In Australia, kangaroos are used for the pet and human meat trade. I found this kangaroo skin at an opportunity shop. I do not support the fur trade, but I do believe that it is disrespectful not to use everything possible of an animal that has been killed for food, so I didn't have a problem with using this fur to line my manizza. I realise that kangaroo fur is completely out of period for the SCA, but I felt that it was worth trying to see if it would be suitable. Areas of the fur were too coarse and hard, but the body of the fur was a lot softer than I expected (although it doesn't compare to rabbit fur.)

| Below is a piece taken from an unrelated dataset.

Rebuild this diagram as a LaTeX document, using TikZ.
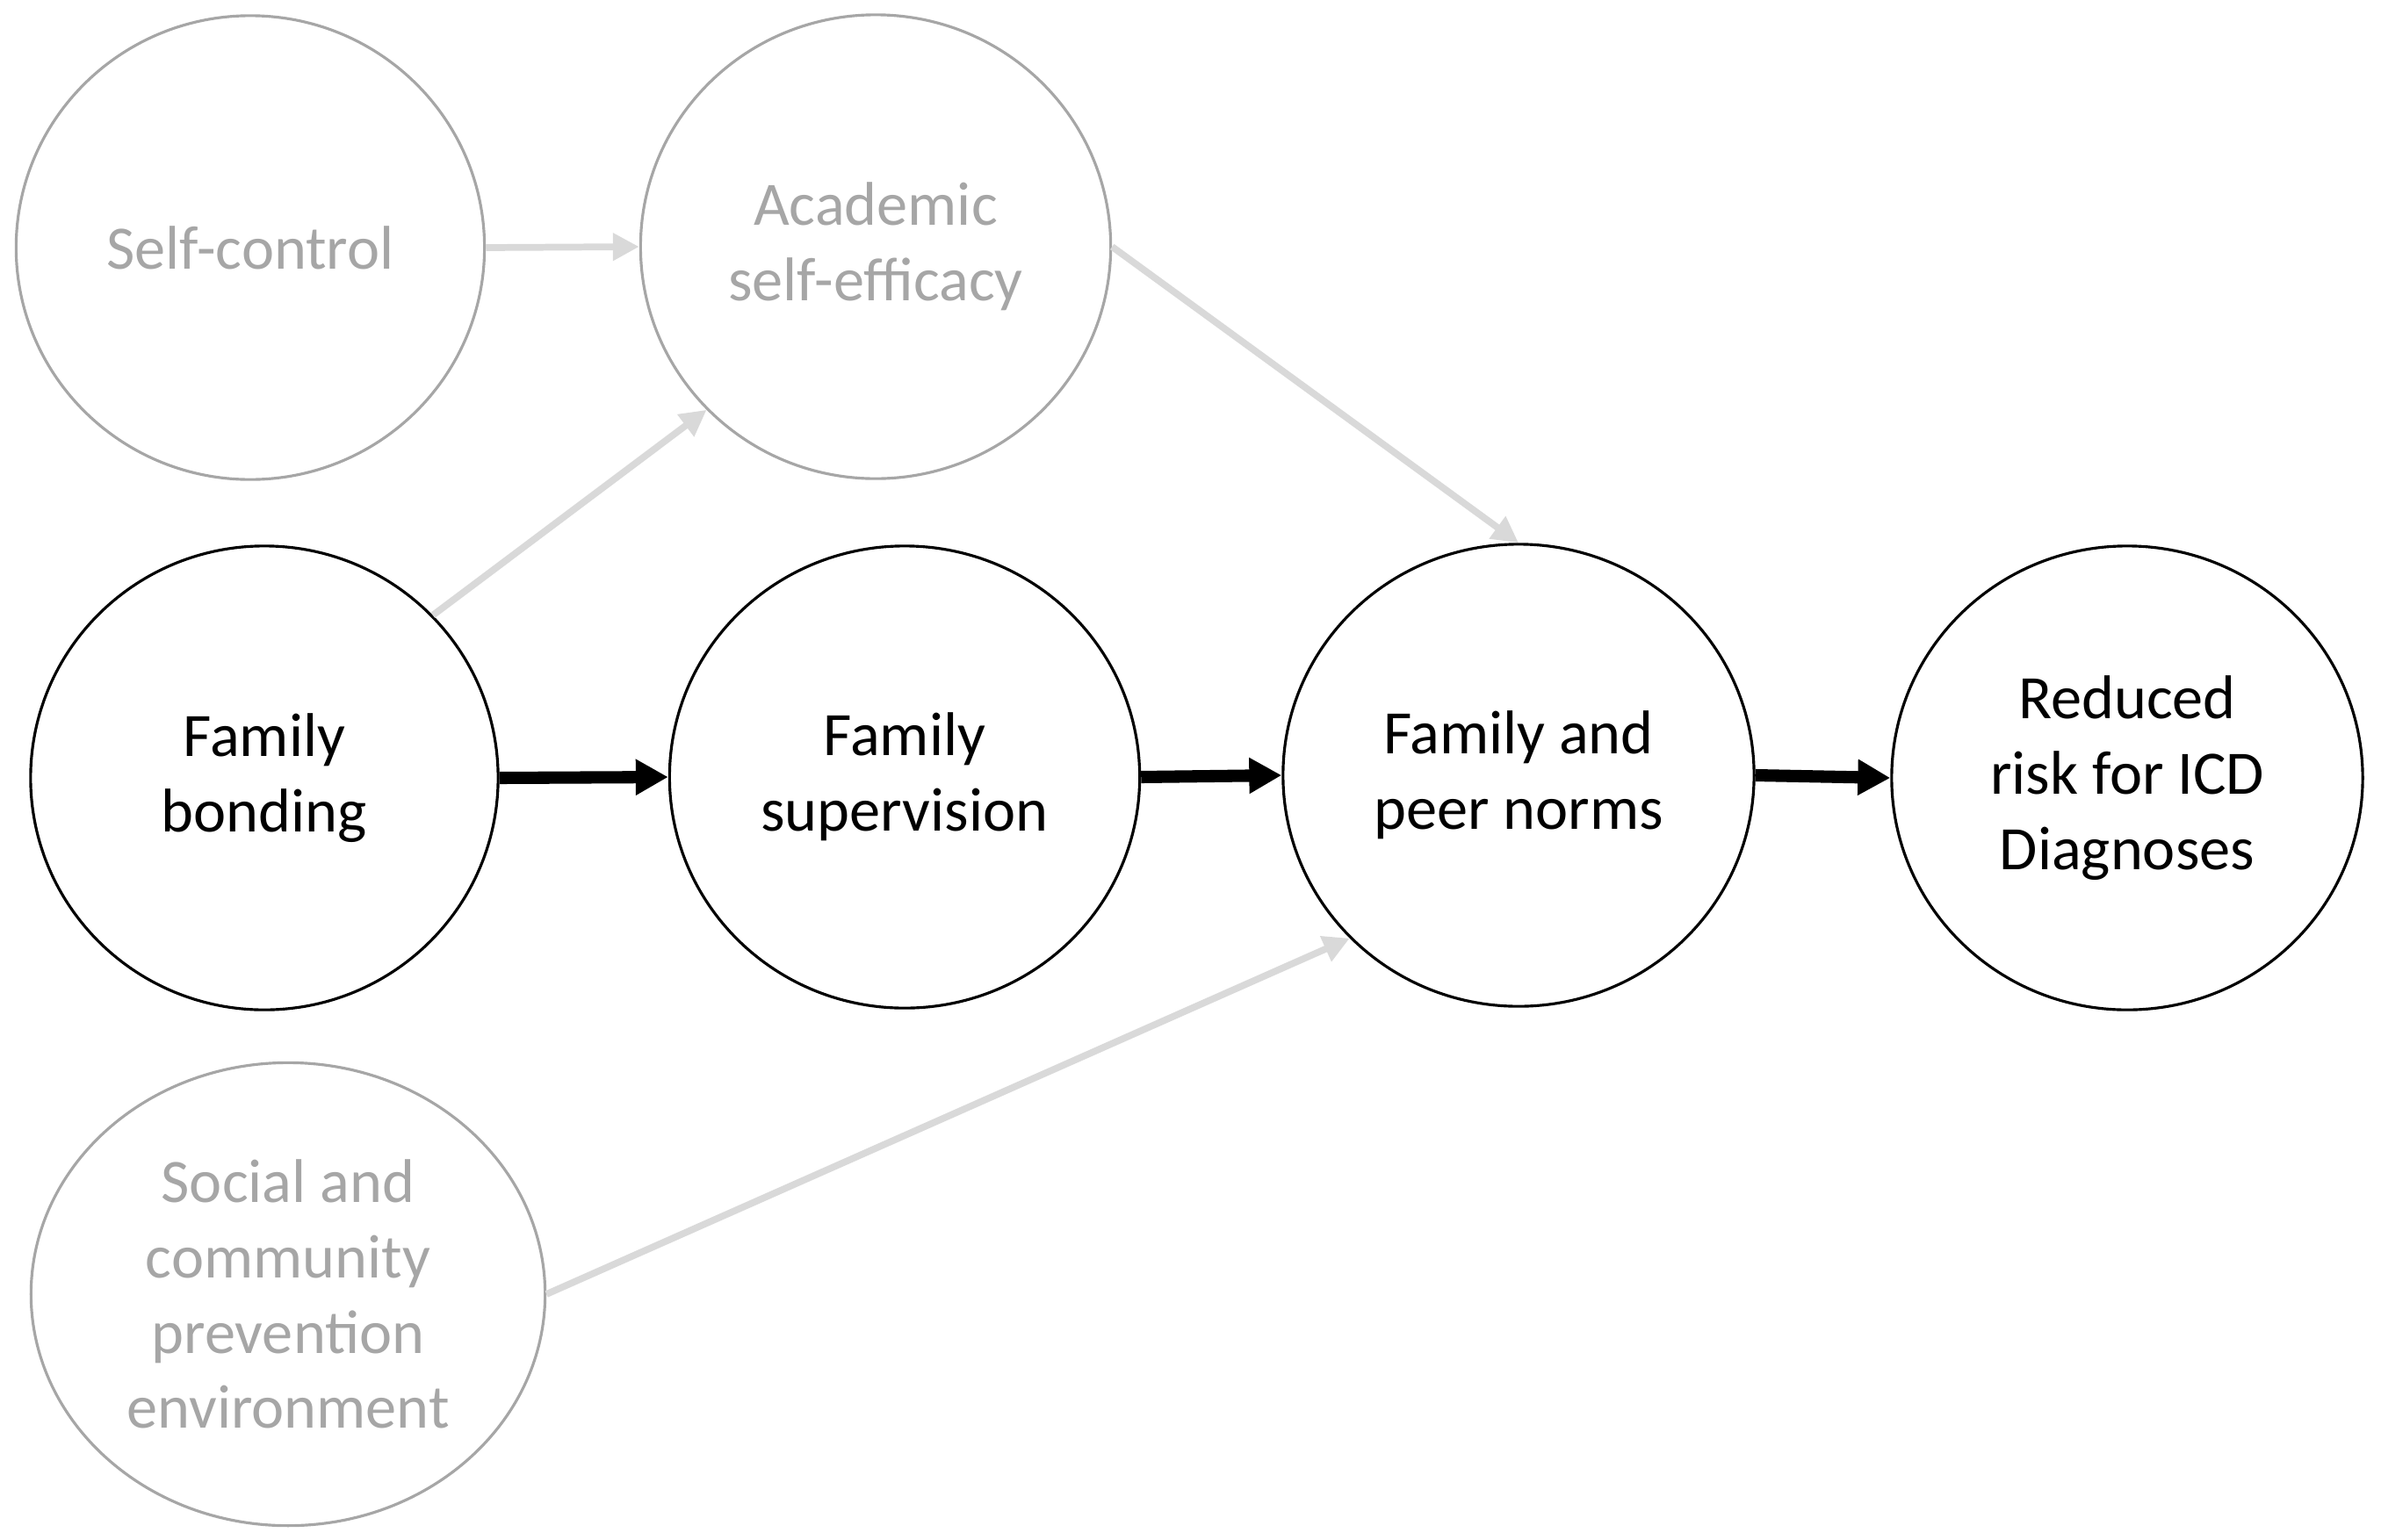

I actually liked the rear side of the fabric better, but I was worried that the threads were too loose and may catch on things.
The fabric, fur and satin ribbon
I sewed the fur to the rectangle of fabric, leaving a small section un-sewn to enable me to turn the 'bag' inside out.
Then I pinned the satin tape into position, mitre-ing the corners. Once the tape was secured with small hand stitches, I marked out where I wanted to attach the pearl beads and sewed them on.
Then I added the plain wooded buttons and corresponding simple button loops. Finally I hand sewed the gap in the bag to close it all up.
It is a relatively simple manizza, as far as they go, but I am happy with it. It is warm, not too heavy, and useful for both my Italian and Elizabethan clothes. I am pleased that I got a chance to test out how the kangaroo skin worked. I feel more confident now about tackling the lovely red fabric that I put aside for a future manizza. I am currently adding a metal loop to this one so I can hang it from a girdle chain.